/Review: “1989” by Taylor Swift

Review: “1989” by Taylor Swift

Taylor Swift’s newest album, 1989. Photo by Katie Compton.

Dance beats coming through the stereo bring a fun and poppy tune to the ears that make it clear that this is not the country Taylor Swift that people are used to. “Red” was the start of Swift changing from a country singer to a pop star with the sound of hit single “Trouble” being anything but country. But now, Swift has officially changed her sound and is in fact calling herself a pop singer on her new album “1989”.

In an interview, Swift revealed that the“Inspiration for this album really harkens back to the sounds of late 80’s pop. I loved how they were being so experimental. They were taking so many risks.”

Swift follows that risky craftsmanship with this album. Her songs have gone from being songs about heartbreak to being cute songs about love. There is actually only one song truly about heartbreak, called “Clean.” It is one of the stronger songs on the album because it is a relatable song with aspects of what make Taylor Swift who she has been for years. In the song, she relates heartbreak and getting over a guy to getting “clean” from an addiction. With lyrics such as “10 months sober, I must admit/ Just because you’re clean don’t mean you miss it/ 10 months older I won’t give in/ now that I’m clean I’m never gonna risk it.”
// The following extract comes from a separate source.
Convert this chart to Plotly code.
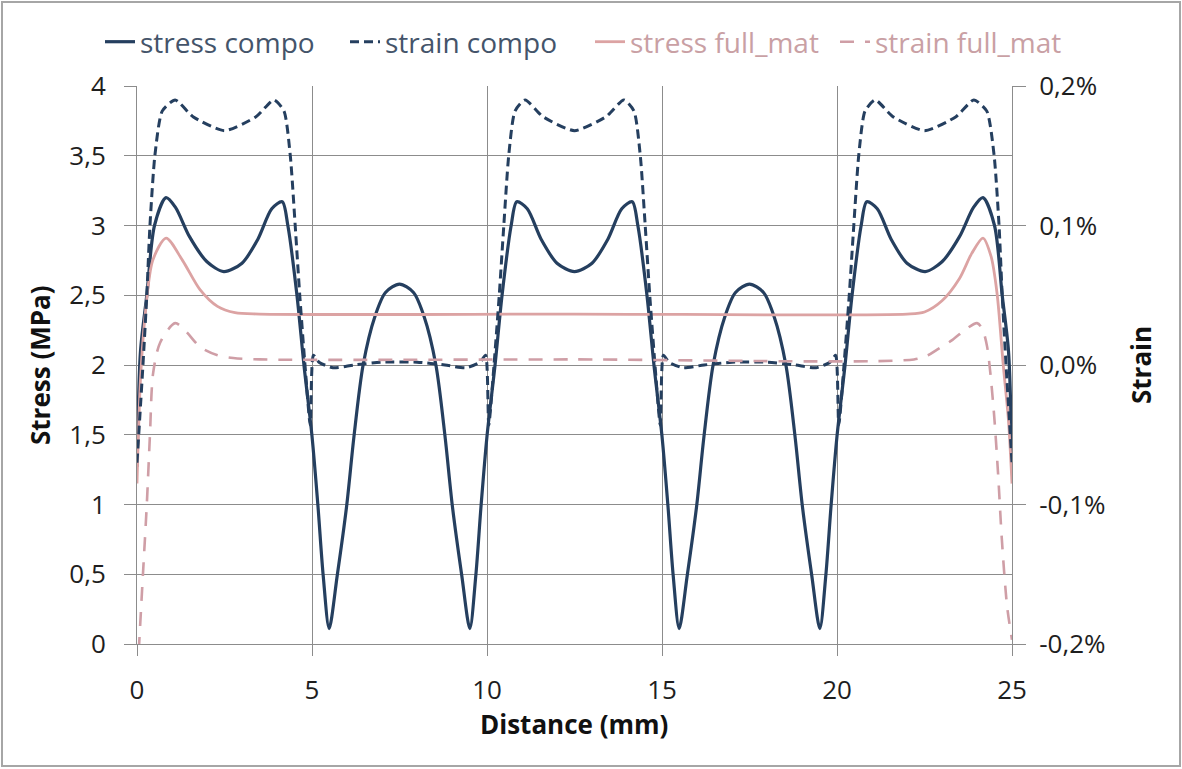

While Swift has always been strong on lyrics, this album is where the melody and background seems to finally catch up. Each tune is its own. One song can be full of different instruments and a fast cool vibe to it such as “Style.” The next song might be a slower more broken down song such as “Wildest Dreams” where this song focuses much more on her voice than it does on the background noises.

But it is so much more than just a guitar that has the same notes over and over again which is something people could say for many of Swift’s other songs.

The worst song on the album is “Bad Blood.” It’s a pounding song about how she was backstabbed by another celebrity, but it comes off childish. Swift whines about a ruined friendship with lyrics such as “Now we got problems and I don’t think we can solve them.” The chorus becomes annoying after a while with her just screaming in an overly loud voice that “Now we’ve got bad blood,” that just becomes repetitive and unnecessary.

With an 80’s synth feel to the song, “Blank Space” announces itself as the album’s strongest song and centerpiece. “Darling I’m a nightmare dressed like a daydream,” calls Swift in a confident and witty manner.As she is trying to convince the male subject of the song to be with her, she gets more passionate as the tune progresses. The music also picks up to go along with the lyrics. Thankfully, it will also be the next single for this album.

The album as a whole has a lot of diverse songs that are different than anything Swift has done before. This shows a new side to Swift. It brings to light that Swift really is here to stay and can do whatever kind of music she puts her mind to, be it country or pop.